Chris Gray, Psy.D and founder of consumer psychology consultancy Buycology explains this post-crisis behavioral phenomena: “Luxury items provide a sense of possibility and freedom to dream. When you are in the middle of a crisis, it is hard to dream. People are focused on the day-to-day versus being able to think about how life may be better in the future. This opens another opportunity for luxury brands to be able to provide people with that sense of aspiration and possibility.”
For hotels, this means a likely increased demand for higher category room types. As travelers emerge from their hospitality hiatus, their first hotel booking will have more significance and will be underscored by a more feature-based search and selection criteria compared to pre-COVID hotel stays. This translates to less price sensitivity, a desire for rooms with views and special inclusions at a minimum.

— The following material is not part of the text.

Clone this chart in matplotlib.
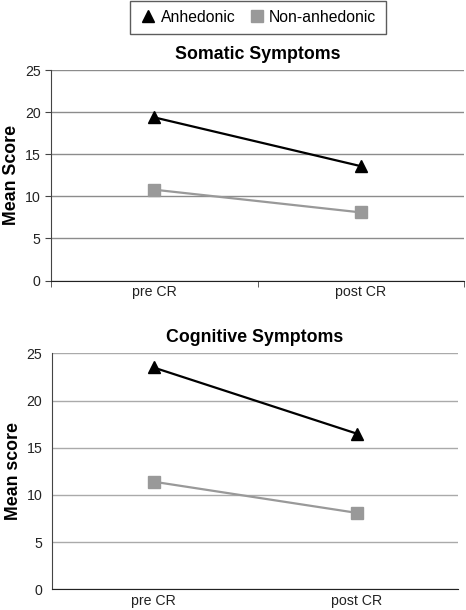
import numpy as np
import matplotlib.pyplot as plt
from matplotlib.lines import Line2D

plt.rcParams['font.family'] = ['Liberation Sans', 'DejaVu Sans']

# data
time_points = ['pre CR', 'post CR']
somatic_anhedonic = [19.4, 13.6]
somatic_non = [10.8, 8.1]
cognitive_anhedonic = [23.5, 16.5]
cognitive_non = [11.4, 8.1]

W, H = 466, 610
fig = plt.figure(figsize=(W / 100, H / 100), dpi=100)

def px_axes(left, right, top, bottom):
    return fig.add_axes([left / W, 1 - bottom / H, (right - left) / W, (bottom - top) / H])

def draw_panel(ax, anh, non, title, ylabel, grid_color, ticks, label_x):
    x = np.arange(len(time_points))
    ax.plot(x, anh, color='black', lw=1.6, marker='^', ms=9, zorder=3)
    ax.plot(x, non, color='#999999', lw=1.6, marker='s', ms=8, zorder=3)
    ax.set_xlim(-0.5, 1.5)
    ax.set_ylim(0, 25)
    ax.set_yticks(np.arange(0, 26, 5))
    ax.set_xticks(x)
    ax.set_xticklabels(time_points)
    ax.grid(axis='y', color=grid_color, lw=1)
    ax.set_axisbelow(True)
    for s in ['top', 'right']:
        ax.spines[s].set_visible(False)
    ax.spines['left'].set_color('#444444')
    ax.spines['bottom'].set_color('#222222')
    ax.tick_params(axis='both', labelsize=10.2, colors='#222222')
    ax.tick_params(axis='x', length=0, pad=3.5)
    if ticks:
        ax.tick_params(axis='y', length=4, color='#444444')
        ax.set_xticks([-0.5, 0.5, 1.5], minor=True)
        ax.tick_params(axis='x', which='minor', length=4, color='#444444')
    else:
        ax.tick_params(axis='y', length=0, pad=7)
    ax.set_title(title, fontsize=12.8, fontweight='bold', pad=8)
    ax.set_ylabel(ylabel, fontsize=12.8, fontweight='bold', va='center')
    ax.yaxis.set_label_coords(label_x, 0.5)

ax1 = px_axes(51, 464, 70.3, 280.5)
draw_panel(ax1, somatic_anhedonic, somatic_non, 'Somatic Symptoms', 'Mean Score',
           '#8c8c8c', True, -0.095)

ax2 = px_axes(52, 458, 353.3, 589.3)
draw_panel(ax2, cognitive_anhedonic, cognitive_non, 'Cognitive Symptoms', 'Mean score',
           '#aaaaaa', False, -0.096)

handles = [Line2D([], [], color='black', marker='^', ls='none', ms=9),
           Line2D([], [], color='#999999', marker='s', ls='none', ms=8)]
leg = fig.legend(handles, ['Anhedonic', 'Non-anhedonic'], loc='upper center',
                 bbox_to_anchor=(258 / W, 1 - 0.5 / H), ncol=2, fontsize=11.3,
                 frameon=True, fancybox=False, handletextpad=0.25,
                 columnspacing=0.8, borderpad=0.6, handlelength=1.1,
                 borderaxespad=0)
leg.get_frame().set_edgecolor('#333333')
leg.get_frame().set_linewidth(1)

fig.savefig('out.png', dpi=100)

Part of your recovery planning should therefore include a review of display orders and content across all channels and of course your own booking engine on brand.com. (i.e., lead with superior or suite product rather than entry-level rooms). Those hotels that deploy tracking and analyzing booking curves by room type and exercise pricing methodology based on demand at a room-type level will drive profitability and win market share.
Make the Best of Things
Nostalgia has been at the forefront of this past year as we mourned the good old days, wondered what the new normal will be and when, if ever, the good old days will return. Whether it was baking sourdough, crafting, seeking artisanal pursuits, indulging in old-fashioned nursery food style dishes, becoming a first-time gardener or tackling home-renovation, last year saw a return to the traditional. Many took the opportunity to spend time with loved ones and be more present. Time at home meant sharing of old stories and dusting off the family photo albums, reminiscing on the past.
Domestic destinations are experiencing recovery ahead of other sectors—with travelers returning to their favorite family location such as holiday parks, regional country towns and national wildlife or heritage areas. With air-travel unavailable, unaffordable or undesirable to many, the drive market is paving the road forward for many accommodation providers. Your regional tourism information centers, domestic distribution channels should be revisited, and you may need to print brochures—and bring muffins!

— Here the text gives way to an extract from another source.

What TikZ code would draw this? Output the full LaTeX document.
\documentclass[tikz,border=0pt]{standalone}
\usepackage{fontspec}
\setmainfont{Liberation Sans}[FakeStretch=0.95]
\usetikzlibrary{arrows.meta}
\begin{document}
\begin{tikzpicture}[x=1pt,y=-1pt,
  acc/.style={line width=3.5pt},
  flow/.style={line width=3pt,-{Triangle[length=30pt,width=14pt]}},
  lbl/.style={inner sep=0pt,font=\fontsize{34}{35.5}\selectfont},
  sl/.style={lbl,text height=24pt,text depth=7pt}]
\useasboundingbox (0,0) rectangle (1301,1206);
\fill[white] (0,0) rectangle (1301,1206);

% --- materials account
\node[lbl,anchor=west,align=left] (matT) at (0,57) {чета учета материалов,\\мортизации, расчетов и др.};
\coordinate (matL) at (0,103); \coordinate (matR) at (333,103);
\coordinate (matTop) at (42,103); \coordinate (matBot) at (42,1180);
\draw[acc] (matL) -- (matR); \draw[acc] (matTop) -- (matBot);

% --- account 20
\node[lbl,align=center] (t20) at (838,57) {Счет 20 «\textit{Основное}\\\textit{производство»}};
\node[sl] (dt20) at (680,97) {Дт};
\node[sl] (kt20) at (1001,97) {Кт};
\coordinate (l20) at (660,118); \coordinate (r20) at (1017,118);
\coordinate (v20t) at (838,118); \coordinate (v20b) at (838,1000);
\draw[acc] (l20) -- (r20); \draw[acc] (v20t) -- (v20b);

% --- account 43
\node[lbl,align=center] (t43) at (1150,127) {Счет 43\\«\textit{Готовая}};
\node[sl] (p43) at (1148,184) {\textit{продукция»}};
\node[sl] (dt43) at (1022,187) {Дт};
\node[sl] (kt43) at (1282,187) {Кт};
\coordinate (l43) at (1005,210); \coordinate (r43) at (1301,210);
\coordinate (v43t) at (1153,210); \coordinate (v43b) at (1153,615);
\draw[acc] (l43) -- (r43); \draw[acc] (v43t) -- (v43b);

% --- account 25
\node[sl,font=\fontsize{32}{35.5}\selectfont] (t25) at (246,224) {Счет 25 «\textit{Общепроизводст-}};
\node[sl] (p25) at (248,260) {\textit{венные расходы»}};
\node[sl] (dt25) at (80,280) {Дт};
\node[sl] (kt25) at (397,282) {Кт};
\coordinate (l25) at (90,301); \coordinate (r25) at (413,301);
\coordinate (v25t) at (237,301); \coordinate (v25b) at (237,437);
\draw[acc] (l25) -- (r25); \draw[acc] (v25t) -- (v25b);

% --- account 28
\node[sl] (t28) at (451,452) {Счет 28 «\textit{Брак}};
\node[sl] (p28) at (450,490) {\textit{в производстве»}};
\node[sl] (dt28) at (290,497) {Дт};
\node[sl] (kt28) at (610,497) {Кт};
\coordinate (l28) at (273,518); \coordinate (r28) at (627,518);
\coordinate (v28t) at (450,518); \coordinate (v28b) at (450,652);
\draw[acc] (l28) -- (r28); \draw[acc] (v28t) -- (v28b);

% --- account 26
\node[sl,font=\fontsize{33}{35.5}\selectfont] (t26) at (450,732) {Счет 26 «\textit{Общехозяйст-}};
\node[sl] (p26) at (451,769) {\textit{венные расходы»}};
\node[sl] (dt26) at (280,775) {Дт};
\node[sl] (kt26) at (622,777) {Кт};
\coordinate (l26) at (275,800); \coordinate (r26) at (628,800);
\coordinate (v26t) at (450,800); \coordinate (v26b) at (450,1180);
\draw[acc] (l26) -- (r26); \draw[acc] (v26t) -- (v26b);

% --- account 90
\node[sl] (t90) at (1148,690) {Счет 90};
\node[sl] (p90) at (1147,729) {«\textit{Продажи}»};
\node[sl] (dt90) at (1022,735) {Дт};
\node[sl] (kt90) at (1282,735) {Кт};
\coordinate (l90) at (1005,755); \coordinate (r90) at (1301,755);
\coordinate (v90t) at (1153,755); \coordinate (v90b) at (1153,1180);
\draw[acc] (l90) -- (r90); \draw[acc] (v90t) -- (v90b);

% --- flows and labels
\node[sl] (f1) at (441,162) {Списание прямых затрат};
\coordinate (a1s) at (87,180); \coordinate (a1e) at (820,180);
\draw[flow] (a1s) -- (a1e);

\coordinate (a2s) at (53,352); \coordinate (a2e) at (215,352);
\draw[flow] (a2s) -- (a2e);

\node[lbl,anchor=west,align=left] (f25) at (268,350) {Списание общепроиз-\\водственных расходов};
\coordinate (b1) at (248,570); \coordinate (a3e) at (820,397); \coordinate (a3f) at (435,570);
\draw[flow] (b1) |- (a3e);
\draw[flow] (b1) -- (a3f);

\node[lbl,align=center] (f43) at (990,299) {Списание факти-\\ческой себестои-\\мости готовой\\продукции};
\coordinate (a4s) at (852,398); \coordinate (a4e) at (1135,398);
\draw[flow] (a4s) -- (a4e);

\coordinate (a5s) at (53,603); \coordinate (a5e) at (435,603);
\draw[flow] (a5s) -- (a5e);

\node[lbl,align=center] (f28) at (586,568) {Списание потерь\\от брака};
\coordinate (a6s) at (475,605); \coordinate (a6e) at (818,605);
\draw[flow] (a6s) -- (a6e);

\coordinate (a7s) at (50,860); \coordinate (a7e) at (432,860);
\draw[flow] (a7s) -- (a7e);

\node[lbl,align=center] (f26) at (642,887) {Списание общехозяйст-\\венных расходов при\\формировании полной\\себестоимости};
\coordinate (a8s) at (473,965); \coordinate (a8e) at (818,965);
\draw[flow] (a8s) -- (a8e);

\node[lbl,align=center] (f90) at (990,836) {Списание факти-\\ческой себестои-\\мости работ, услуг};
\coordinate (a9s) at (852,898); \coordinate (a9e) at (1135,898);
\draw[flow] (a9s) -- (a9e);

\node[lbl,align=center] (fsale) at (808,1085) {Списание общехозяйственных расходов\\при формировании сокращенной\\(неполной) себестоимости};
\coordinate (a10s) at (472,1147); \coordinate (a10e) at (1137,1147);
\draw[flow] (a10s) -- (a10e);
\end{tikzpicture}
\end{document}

In this new environment, hoteliers should be prepared for shorter lead times and adjusted inventory management. Hotels should focus on family friendly options like interconnecting rooms or flexible room capacities and provide transparency in any extra person or rollaway charges. The family or drive market may often be seen as a lower yielding or price sensitive segment; however, don’t underestimate the pent-up demand for luxury and indulgence. Hoteliers should highlight features, promote add-on experiences and upgrade options that will enable the guest to make that first hotel stay memorable.

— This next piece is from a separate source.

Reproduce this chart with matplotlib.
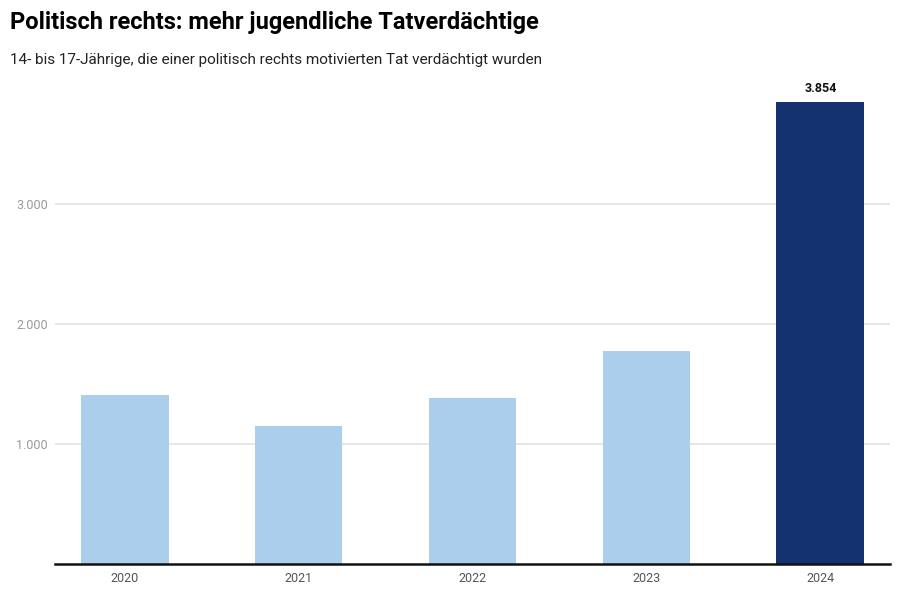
import matplotlib.pyplot as plt
from matplotlib.ticker import FuncFormatter

plt.rcParams['font.family'] = ['Roboto', 'DejaVu Sans']

years = ["2020", "2021", "2022", "2023", "2024"]
suspects = [1405, 1152, 1386, 1778, 3854]
bar_colors = ["#abceed", "#abceed", "#abceed", "#abceed", "#13326f"]

fig = plt.figure(figsize=(9.02, 5.99), dpi=100)
ax = fig.add_axes([55 / 902, 35 / 599, 835 / 902, 480 / 599])

x = range(len(years))
ax.bar(x, suspects, width=0.505, color=bar_colors, zorder=3)

ax.set_xlim(-0.40, 4.40)
ax.set_ylim(0, 4000)
ax.set_yticks([1000, 2000, 3000])
ax.yaxis.set_major_formatter(FuncFormatter(lambda v, p: f"{int(v):,}".replace(",", ".")))
ax.set_xticks(list(x))
ax.set_xticklabels(years)
ax.grid(axis="y", color="#e2e2e2", lw=1.2, zorder=0)

for side in ["top", "right", "left"]:
    ax.spines[side].set_visible(False)
ax.spines["bottom"].set_color("#111111")
ax.spines["bottom"].set_linewidth(1.8)
ax.spines["bottom"].set_zorder(4)

ax.tick_params(axis="y", length=0, labelsize=9, labelcolor="#999999", pad=5)
ax.tick_params(axis="x", length=0, labelsize=9, labelcolor="#555555", pad=6)

# value label for the latest year
last = len(suspects) - 1
ax.annotate(f"{suspects[last]:,}".replace(",", "."), (last, suspects[last]),
            xytext=(0, 5), textcoords="offset points", ha="center", va="bottom",
            fontsize=9, fontweight="bold", color="#111111")

fig.text(10 / 902, 1 - 22 / 599, "Politisch rechts: mehr jugendliche Tatverdächtige",
         fontsize=17, fontweight="bold", va="center", ha="left")
fig.text(10 / 902, 1 - 60 / 599,
         "14- bis 17-Jährige, die einer politisch rechts motivierten Tat verdächtigt wurden",
         fontsize=11, va="center", ha="left", color="#222222")

fig.savefig("out.png", dpi=100)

Plus ça Change, Plus C’est La Même Chose
The more things change, the more they stay the same. I do believe our new normal in 2021 will be better—different but better. Travel will rebound eventually. As a hotelier of 30 years, I’ve been through pilot strikes, oil crises, political coups, SARS, bird flu, swine flu, MERS, terrorist attacks, financial crashes and natural disasters, and yet in each instance, the hospitality and travel industry reinvented and returned stronger than ever.
The hospitality industry is defined by its name—being open and hospitable to guests from any walk of life. And as we open our doors with caution and care, we will again have the opportunity to serve.
Happy new year! I look forward to seeing you again soon.